Si l’on accroche avec l’intrigue, le film peut nous paraître toutefois très éloigné, évoquant un monde théâtral auquel seuls certains avertis ont accès. M’est venue, à la suite de cette expérience de Nanterre Amandiers l’envie d’en savoir plus, de me documenter, et de me donner accès encore plus aux histoires qui ont habité cette époque, celles peut-être moins évoquées dans le film (Agnès Jaoui, Vincent Perez, pour ne citer qu’eux).
Note: 8/10
Si le documentaire réalisé par Karine Silla Perez (femme de Vincent Perez) et Stéphane Milon porte le titre Des Amandiers aux Amandiers (2022), il place avant tout en son coeur le parcours, l’admiration, l’observation d’une Valeria Bruni-Tedeschi réalisatrice, hantée par les événements de sa vie qu’elle remet en scène. La confusion personnages/personnes apparaît encore plus présente dans son rejeu de son vécu, sa citation de nombreux éléments du réel qui apparaissent dans le film, etc. Pourtant, si elle apparaît comme la star du film, le portrait peint d’elle, et notamment par ses comédien.ne.s, n’est pas parfait. Il met en évidence sa grandeur effrayante, son aura, ses démons peut-être, mais aussi les difficultés que son implication révèle sur le tournage, et notamment son besoin d’intervenir et sa parole qui est omniprésente dans les prises son. Une place est malgré tout laissée aux autres acteurs qui forment le film, et qui incarnent la jeunesse représentée : ses comédiens. A travers leurs retours sur le tournage, leurs personnages, l’époque qu’ils découvrent. Pourquoi ne pas avoir prolongé ces témoignages avec ceux des réels habitants de Nanterre Amandiers?

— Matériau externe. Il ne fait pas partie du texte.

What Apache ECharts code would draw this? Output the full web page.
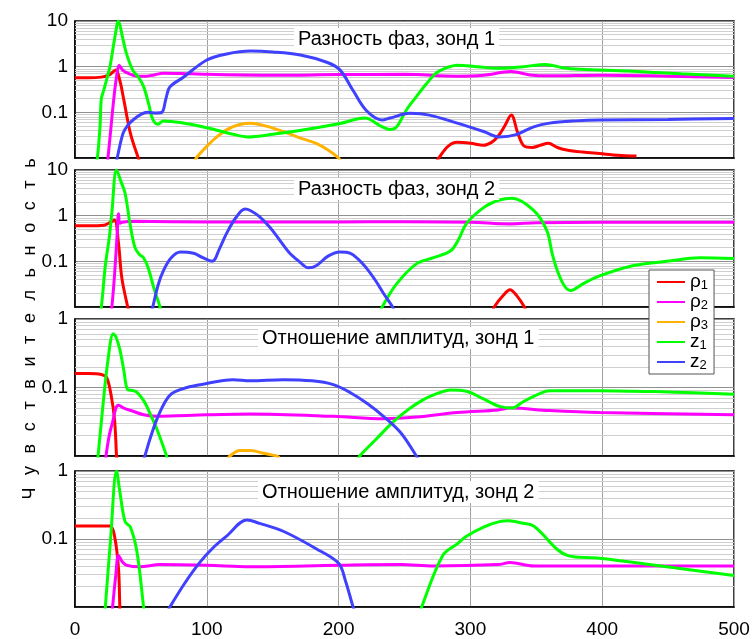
<!DOCTYPE html>
<html><head><meta charset="utf-8">
<script src="https://cdn.jsdelivr.net/npm/echarts@6/dist/echarts.min.js"></script>
<style>html,body{margin:0;padding:0;background:#fff}#c{width:755px;height:639px}</style>
</head><body><div id="c"></div>
<script>
// ---------- data ----------
const xTicks = [0, 100, 200, 300, 400, 500];
const yTicksTop = ['10', '1', '0.1'];
const yTicksBottom = ['1', '0.1'];
const seriesNames = ['ρ1', 'ρ2', 'ρ3', 'z1', 'z2'];
const panelTitles = ['Разность фаз, зонд 1', 'Разность фаз, зонд 2', 'Отношение амплитуд, зонд 1', 'Отношение амплитуд, зонд 2'];
const yAxisTitle = 'Чувствительность';

// panel 1
const p1_rho1a = [[0,0.57],[10,0.57],[20,0.59],[26,0.66],[31,0.85],[34,0.5],[37,0.19],[42,0.035],[48,0.01],[50,0.007]];
const p1_rho1b = [[274,0.008],[276,0.01],[283,0.018],[290,0.022],[300,0.021],[310,0.019],[316,0.022],[321,0.03],[326,0.05],[331,0.087],[336,0.035],[341,0.018],[347,0.017],[353,0.019],[359,0.021],[366,0.017],[373,0.015],[385,0.0135],[398,0.0125],[412,0.0115],[426,0.011]];
const p1_rho2 = [[24,0.007],[25,0.01],[29,0.15],[31.5,0.6],[33.5,1.07],[36,0.85],[40,0.72],[47,0.62],[54,0.62],[60,0.66],[67,0.72],[80,0.71],[100,0.68],[150,0.65],[200,0.67],[250,0.68],[290,0.62],[310,0.65],[331,0.78],[345,0.66],[360,0.63],[400,0.65],[450,0.62],[500,0.58]];
const p1_rho3 = [[91,0.008],[92,0.01],[100,0.018],[107,0.028],[116,0.043],[125,0.054],[133,0.058],[145,0.05],[158,0.038],[170,0.028],[183,0.021],[192,0.015],[200,0.01],[202,0.008]];
const p1_z1 = [[16,0.008],[17,0.01],[19,0.05],[20,0.2],[22,0.32],[26.5,1.0],[30,4],[33,10],[36,4.5],[39,1.95],[44,0.82],[48,0.6],[52,0.37],[56,0.15],[59,0.07],[63,0.055],[67,0.065],[80,0.06],[100,0.046],[120,0.033],[131,0.029],[150,0.033],[175,0.042],[200,0.056],[220,0.075],[232,0.05],[239,0.042],[244,0.048],[252,0.12],[259,0.22],[266,0.4],[274,0.72],[282,0.95],[290,1.08],[305,1.0],[321,0.92],[340,1.0],[357,1.12],[370,0.95],[383,0.88],[420,0.8],[460,0.7],[500,0.62]];
const p1_z2 = [[31,0.007],[32,0.01],[36.5,0.035],[40,0.052],[44,0.068],[50,0.09],[55,0.1],[62,0.097],[66,0.1],[69,0.2],[72,0.36],[82,0.58],[100,1.4],[115,1.9],[133,2.2],[150,2.1],[171,1.8],[191,1.25],[201,0.85],[211,0.3],[221,0.11],[233,0.068],[239,0.075],[254,0.095],[269,0.087],[290,0.058],[310,0.038],[322,0.029],[334,0.032],[348,0.048],[360,0.058],[380,0.065],[398,0.068],[450,0.07],[500,0.073]];

// panel 2
const p2_rho1a = [[0,0.6],[10,0.6],[22,0.62],[27,0.72],[30,0.8],[33,0.25],[35.5,0.044],[40,0.01],[41,0.008]];
const p2_rho1b = [[317,0.008],[318,0.01],[325,0.018],[330,0.024],[335,0.018],[341,0.01],[342,0.008]];
const p2_rho2 = [[27.5,0.008],[28,0.01],[30,0.05],[32,0.4],[33,1.1],[34,0.68],[36,0.72],[45,0.75],[100,0.73],[200,0.73],[250,0.74],[300,0.72],[330,0.66],[350,0.7],[400,0.72],[500,0.72]];
const p2_z1a = [[19,0.008],[20,0.01],[23,0.08],[26,0.33],[28,1.2],[31.5,10],[35,5.5],[38,3.1],[42,0.6],[45.5,0.2],[49,0.14],[52,0.12],[55.5,0.072],[60,0.025],[64.5,0.01],[65,0.008]];
const p2_z1b = [[232,0.008],[233,0.01],[244,0.032],[259,0.088],[272,0.12],[285,0.17],[291,0.3],[297,0.67],[310,1.5],[322,2.2],[331.5,2.4],[348,1.3],[358,0.47],[362,0.15],[366,0.062],[371,0.03],[376,0.023],[386,0.033],[398,0.048],[423,0.08],[449,0.1],[474,0.12],[500,0.115]];
const p2_z2 = [[58,0.008],[59,0.01],[63,0.03],[67,0.062],[73,0.12],[80,0.16],[90,0.15],[97,0.12],[104,0.1],[110,0.2],[115,0.41],[122,0.9],[129,1.4],[133,1.3],[140,0.95],[148,0.55],[155,0.3],[163,0.15],[170,0.1],[177,0.072],[183,0.08],[192,0.13],[201,0.16],[209,0.15],[215,0.11],[221,0.072],[228,0.038],[234,0.02],[241,0.01],[242,0.008]];

// panel 3
const p3_rho1 = [[0,0.16],[10,0.16],[20,0.155],[24,0.14],[27.5,0.075],[30,0.034],[31.5,0.01],[31.7,0.008]];
const p3_rho2 = [[23,0.008],[23.5,0.01],[26,0.02],[29,0.034],[31,0.05],[33,0.055],[37,0.05],[44,0.045],[52,0.04],[62,0.038],[100,0.04],[133,0.041],[196,0.038],[234,0.035],[259,0.037],[290,0.043],[321,0.047],[330,0.05],[360,0.046],[398,0.043],[500,0.04]];
const p3_rho3 = [[116,0.009],[117.5,0.01],[125,0.012],[133,0.012],[143,0.011],[153,0.01],[155,0.0095]];
const p3_z1a = [[17,0.008],[17.5,0.01],[21,0.05],[25,0.25],[29,0.61],[31,0.55],[34,0.36],[37,0.18],[40,0.093],[44,0.09],[47,0.085],[52,0.065],[55.5,0.048],[62,0.025],[69.5,0.01],[70,0.009]];
const p3_z1b = [[215,0.009],[216,0.01],[229,0.018],[241,0.031],[253,0.048],[264,0.066],[275,0.082],[285,0.092],[297,0.088],[310,0.068],[322,0.053],[331.5,0.05],[340,0.062],[348,0.074],[360,0.09],[398,0.09],[450,0.086],[500,0.08]];
const p3_z2 = [[52,0.009],[53,0.01],[57,0.018],[62,0.034],[68,0.06],[73.5,0.082],[85,0.1],[95,0.11],[120,0.13],[133,0.125],[158,0.13],[180,0.125],[196,0.11],[209,0.084],[222,0.058],[234,0.038],[247,0.022],[259,0.01],[260,0.009]];

// panel 4
const p4_rho1 = [[0,0.155],[10,0.155],[26.5,0.155],[30,0.11],[33,0.037],[34,0.01],[34.2,0.008]];
const p4_rho2 = [[28,0.008],[28.5,0.01],[31,0.03],[33,0.057],[36,0.046],[39.5,0.041],[49,0.039],[64.5,0.042],[100,0.041],[133,0.039],[200,0.041],[247,0.042],[272,0.04],[321,0.042],[330,0.045],[348,0.04],[400,0.04],[500,0.04]];
const p4_z1a = [[22.5,0.008],[23,0.01],[27,0.1],[31.5,1.0],[34,0.5],[38,0.18],[42,0.15],[47,0.065],[52,0.01],[52.3,0.008]];
const p4_z1b = [[262,0.008],[263,0.01],[279,0.057],[290,0.085],[297,0.11],[310,0.15],[322,0.18],[329,0.185],[340,0.17],[348,0.155],[374,0.057],[398,0.052],[449,0.039],[500,0.029]];
const p4_z2 = [[71,0.009],[72,0.01],[83,0.022],[95,0.046],[105,0.075],[115,0.11],[130.5,0.19],[140,0.17],[158,0.13],[183,0.072],[200,0.044],[205,0.025],[211,0.01],[212,0.009]];

// ---------- styling / layout ----------
const FONT = "'Liberation Sans', Arial, sans-serif";
const colors = {'ρ1':'#ff0000','ρ2':'#ff00ff','ρ3':'#ffb300','z1':'#00ff00','z2':'#4040ff'};
const gridTops = [21, 170, 319, 471];
const gridH = 137;
const yMax = [10, 10, 1, 1];
const panelSeries = [
  [['ρ1',p1_rho1a],['ρ1',p1_rho1b],['ρ2',p1_rho2],['ρ3',p1_rho3],['z1',p1_z1],['z2',p1_z2]],
  [['ρ1',p2_rho1a],['ρ1',p2_rho1b],['ρ2',p2_rho2],['z1',p2_z1a],['z1',p2_z1b],['z2',p2_z2]],
  [['ρ1',p3_rho1],['ρ2',p3_rho2],['ρ3',p3_rho3],['z1',p3_z1a],['z1',p3_z1b],['z2',p3_z2]],
  [['ρ1',p4_rho1],['ρ2',p4_rho2],['z1',p4_z1a],['z1',p4_z1b],['z2',p4_z2]]
];
const titleLeft = [294, 294, 258, 258];
const titleTop = [28, 178, 327, 481];

const grids = [], xAxes = [], yAxes = [], series = [], titles = [];
for (let i = 0; i < 4; i++) {
  grids.push({left: 75, right: 21, top: gridTops[i], height: gridH, show: true, borderColor: '#000', borderWidth: 1.5, backgroundColor: 'transparent'});
  xAxes.push({type: 'value', gridIndex: i, min: xTicks[0], max: xTicks[xTicks.length-1], interval: 100,
    axisLine: {show: true, lineStyle: {color: '#000', width: 1.5}}, axisTick: {show: false},
    axisLabel: {show: i === 3, color: '#000', fontSize: 19, fontFamily: FONT, margin: 13},
    splitLine: {show: true, lineStyle: {color: '#a0a0a0', width: 1}}});
  const labels = yMax[i] === 10 ? yTicksTop : yTicksBottom;
  yAxes.push({type: 'log', logBase: 10, gridIndex: i, min: 0.01, max: yMax[i],
    axisLine: {show: true, lineStyle: {color: '#000', width: 1.5}}, axisTick: {show: false},
    axisLabel: {color: '#000', fontSize: 19, fontFamily: FONT, margin: 7, showMinLabel: false,
      formatter: function (v) { const s = String(+v.toPrecision(3)); return labels.indexOf(s) >= 0 ? s : ''; }},
    splitLine: {show: true, lineStyle: {color: '#909090', width: 1}}});
  // minor log grid lines (2..9 per decade)
  const minor = [];
  const topExp = Math.round(Math.log10(yMax[i]));
  for (let k = -2; k < topExp; k++) for (let m = 2; m <= 9; m++) minor.push({yAxis: +(m * Math.pow(10, k)).toPrecision(3)});
  series.push({type: 'line', name: '_grid' + i, xAxisIndex: i, yAxisIndex: i, data: [], z: 1, silent: true,
    markLine: {silent: true, z: 1, symbol: 'none', animation: false, label: {show: false},
      lineStyle: {color: '#cfcfcf', width: 1, type: 'solid'}, emphasis: {disabled: true}, data: minor}});
  panelSeries[i].forEach(function (p) {
    series.push({type: 'line', name: p[0], xAxisIndex: i, yAxisIndex: i, data: p[1], smooth: 0.35,
      showSymbol: false, symbol: 'none', clip: true, z: 3, animation: false,
      lineStyle: {color: colors[p[0]], width: 3}, itemStyle: {color: colors[p[0]]}});
  });
  titles.push({text: panelTitles[i], left: titleLeft[i], top: titleTop[i], backgroundColor: '#fff', padding: [1, 4, 1, 4],
    textStyle: {fontSize: 20, fontWeight: 'normal', color: '#000', fontFamily: FONT}});
}

const chart = echarts.init(document.getElementById('c'), null, {renderer: 'canvas'});
chart.setOption({
  animation: false,
  backgroundColor: '#fff',
  title: titles,
  grid: grids, xAxis: xAxes, yAxis: yAxes, series: series,
  legend: {data: seriesNames, orient: 'vertical', left: 649, top: 270, itemGap: 0, itemWidth: 28, itemHeight: 2, icon: 'rect',
    backgroundColor: '#fff', borderColor: '#555', borderWidth: 1, padding: [2, 6, 2, 8], z: 10,
    formatter: function (n) { return '{b|' + n.charAt(0) + '}{s|' + n.slice(1) + '}'; },
    textStyle: {color: '#000', fontFamily: FONT, rich: {b: {fontSize: 19, lineHeight: 19, fontFamily: FONT, color: '#000'}, s: {fontSize: 13, lineHeight: 19, fontFamily: FONT, color: '#000', padding: [7, 0, 0, 0]}}}},
  graphic: [{type: 'text', x: 30, y: 329, rotation: Math.PI / 2, z: 10,
    style: {text: yAxisTitle.split('').join('\u2002\u2009'), font: '18px ' + FONT, fill: '#000', textAlign: 'center', textVerticalAlign: 'middle'}}]
});
</script></body></html>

Quoi qu’il en soit, pour découvrir cet univers théâtral, entrer dans la mémoire de Valeria Bruni-Tedeschi, se plonger dans le jeu d’une nouvelle génération d’acteurs.trices ou encore pour amorcer l’entrée dans le travail de Patrice Chéreau, Les Amandiers et le documentaire qui y est dédié ne peuvent être qu’une approche personnelle que l’on remarque.
Un article écrit par Océane Boyadijan et Isaline Riet–Lesieur.